Luke Rowe will spend the next three seasons with Team Sky after extending his contract through to the end of 2021.

Rowe, who turned professional with the team in 2012, returned to top form this season following a serious leg break in late 2017. The comeback was complete when the 28 year-old was selected to ride his fourth straight Tour de France in July helping compatriot Geraint Thomas ride to his maiden Tour title.

“I’ve been with Sky since the start of my career and I really feel a part of the furniture here,” said Rowe. “It’s been seven years and this deal will take me through to 10 years with Team Sky, so it was an easy decision.
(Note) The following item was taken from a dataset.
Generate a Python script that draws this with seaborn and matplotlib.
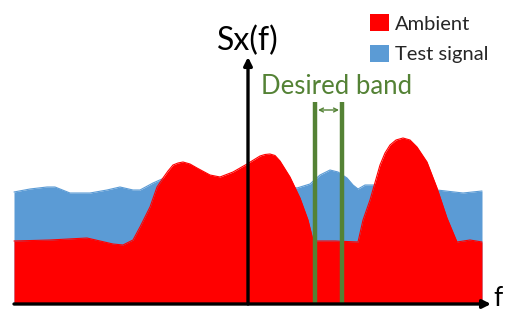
import numpy as np
import pandas as pd
import matplotlib
matplotlib.use("Agg")
import matplotlib.pyplot as plt
from matplotlib.patches import Patch
import seaborn as sns

# ---- data (frequency position, spectral level; baseline level = 9) ----
ambient_f = [14, 50, 87, 100, 113, 123, 133, 140, 150, 157, 163, 168, 173, 178, 183, 190,
             197, 210, 220, 233, 247, 260, 265, 270, 275, 280, 290, 300, 308, 313, 316,
             335, 358, 363, 370, 380, 385, 390, 396, 403, 410, 417, 427, 437, 447, 457,
             470, 482]
ambient_lvl = [72, 73, 75, 72, 69, 68, 73, 86, 106, 126, 135, 142, 148, 150, 151, 149,
               145, 138, 136, 141, 149, 157, 158.5, 159, 157.5, 152, 136, 115, 93, 73, 72,
               72, 71, 93, 113, 148, 160, 168, 173, 175, 173, 166, 151, 125, 95, 71,
               73, 71]

test_f = [14, 30, 47, 55, 70, 90, 107, 120, 133, 140, 153, 162, 200, 240, 285,
          297, 310, 320, 330, 338, 347, 353, 358, 365, 375, 400, 437, 463, 482]
test_lvl = [121, 124, 126, 126, 120, 120, 123, 126, 123, 123, 130, 134, 135, 133, 127,
            125, 129, 138, 143, 141, 135, 128, 124, 128, 128, 127, 123, 120, 122]

series_labels = ["Ambient", "Test signal"]
band_edges = [315, 342]
baseline = 9

RED = "#ff0000"
BLUE = "#5b9bd5"
GREEN = "#548235"

sns.set_theme(style="white")
plt.rcParams["font.family"] = ["Lato", "DejaVu Sans"]

fig = plt.figure(figsize=(5.06, 3.13), dpi=100)
ax = fig.add_axes([0, 0, 1, 1])
ax.set_xlim(0, 506)
ax.set_ylim(0, 313)
ax.axis("off")

test_df = pd.DataFrame({"f": test_f, "S": test_lvl})
amb_df = pd.DataFrame({"f": ambient_f, "S": ambient_lvl})

# Test signal (behind)
ax.fill_between(test_df["f"], baseline, test_df["S"], color=BLUE, linewidth=0, zorder=1)
sns.lineplot(data=test_df, x="f", y="S", ax=ax, color=BLUE, linewidth=0.8, zorder=1.1)
# Ambient (front)
ax.fill_between(amb_df["f"], baseline, amb_df["S"], color=RED, linewidth=0, zorder=2)
sns.lineplot(data=amb_df, x="f", y="S", ax=ax, color=RED, linewidth=0.8, zorder=2.1)

# band edges
for bx in band_edges:
    ax.plot([bx, bx], [baseline, 211], color=GREEN, linewidth=3.2, zorder=3, solid_capstyle="butt")
ax.annotate("", xy=(band_edges[0] + 3, 203), xytext=(band_edges[1] - 3, 203),
            arrowprops=dict(arrowstyle="<->", color=GREEN, lw=1.0,
                            shrinkA=0, shrinkB=0, mutation_scale=7), zorder=4)
ax.text(337, 226, "Desired band", color=GREEN, fontsize=18.5, ha="center", va="center", zorder=4)

# axes arrows
ax.annotate("", xy=(491, baseline), xytext=(14, baseline),
            arrowprops=dict(arrowstyle="-|>", color="black", lw=2.4,
                            shrinkA=0, shrinkB=0, mutation_scale=12), zorder=5)
ax.annotate("", xy=(248, 256), xytext=(248, baseline),
            arrowprops=dict(arrowstyle="-|>", color="black", lw=2.4,
                            shrinkA=0, shrinkB=0, mutation_scale=12), zorder=5)
ax.text(248, 272, "Sx(f)", color="black", fontsize=23, ha="center", va="center", zorder=5)
ax.text(498, 15, "f", color="black", fontsize=19, ha="center", va="center", zorder=5)

# legend
handles = [Patch(facecolor=RED, edgecolor="none"), Patch(facecolor=BLUE, edgecolor="none")]
ax.legend(handles, series_labels, loc="upper left", bbox_to_anchor=(368 / 506, 1 - 12 / 313),
          frameon=False, fontsize=14.5, handlelength=0.95, handleheight=0.95,
          handletextpad=0.3, labelspacing=0.6, borderaxespad=0, borderpad=0.1)

fig.savefig("out.png", dpi=100)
This is home.

“The team backed me straight away after my injury, whereas some teams would have turned their back. They helped me tackle the injury head on and looked after me every step of the way.

“If I’d have been out of contract one year earlier I’d have been in a mess. I had a year to prove myself again and come back – to show that it hadn’t affected me and that I could reach the level I was at before.

“I was so fortunate to be in this team when I suffered such a bad injury. Sometimes the stars just align and everything works out.”

With top-10’s at both the Tour of Flanders and Paris-Roubaix on his palmares, Rowe will continue to focus on the Classics in 2019, before switching to a support role at the Grand Tours.

“I’ll continue to keep knocking on the door at the Classics and see what I can do there, and after that it will hopefully be the Tour, or any of the Grand Tours. I really don’t mind,” he said.

Life has changed for Rowe over the past month following the birth of his first son, Oliver. The Welshman is relishing fatherhood off the bike, while hoping to act as a father figure to Team Sky’s next generation on the bike over the coming years.

He continued: “It gives me that extra bit of motivation and inspiration to go out training and go racing – to be the best I can be. I want to make him proud.

“And hopefully with the younger guys that’s the type of thing that will be part of my role going forward – going to a race with a bunch of young lads, rallying the troops, and doing the business.

“It’s a role I enjoy. We went over to the Tour of California with a really young squad this year – Egan [Bernal], Tao [Geoghegan Hart], Pavel [Sivakov], Sebastian [Henao] and we rode like 10 men. Egan had been incredible before but that was his breakthrough ride, so to be a part of that was pretty special.

“We’ve got Froomey and G who are Grand Tour winners and will be looking to do that for the next few years, but then you look to the likes of Egan – he’s signed a long contract and within that time he could win a Grand Tour. I’m excited to work alongside him.”